Richard Ayoade: Also, I feel there’s nothing worse than telling actors what to do in front of everyone, because then on the next take, everyone’s waiting to see if you do that. It just feels like the worst thing. “Oh, can you do that a bit quicker?” Then everyone just watches. He wasn’t very quick that time. It’s just the worst thing. I’d only ever privately tell people stuff for the scene. And more often ask what they feel is right. Normally, by the time that we’re filming, if it doesn’t work, it is always the script. It’s very rarely the actor who can’t do it because it doesn’t work. Generally, they end up telling you how it should go.

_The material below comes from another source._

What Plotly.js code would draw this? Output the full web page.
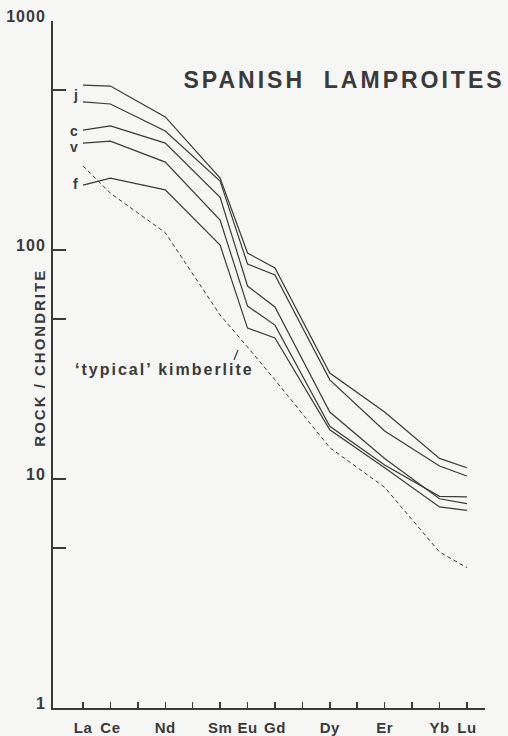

Richard, can you describe your relationship with Warp?

Richard Ayoade: Well, they’re a music company. That’s how they started, and then they went into films. They did Dead Man’s Shoes with Paddy Considine. Shane Meadows directed. Then Warp did some of [The Arctic Monkeys’] first videos, I guess. So when I first met Warp and was talking about scripts and things I was writing, I just mentioned that I wanted to do music videos. I really liked Arctic Monkeys, and it just happened that they had a new record coming out, and it was just really fortuitous, really. It was great. And they are quite small and cottage–industry–ish. They’re really good. They produce good films, like Paddy’s new film Tyrannosaur is just tremendous. I think all of Shane Meadows’ films are really good. I like them.

So do you think you’ll continue to work with Warp?

Richard Ayoade: Yeah, absolutely. I think so.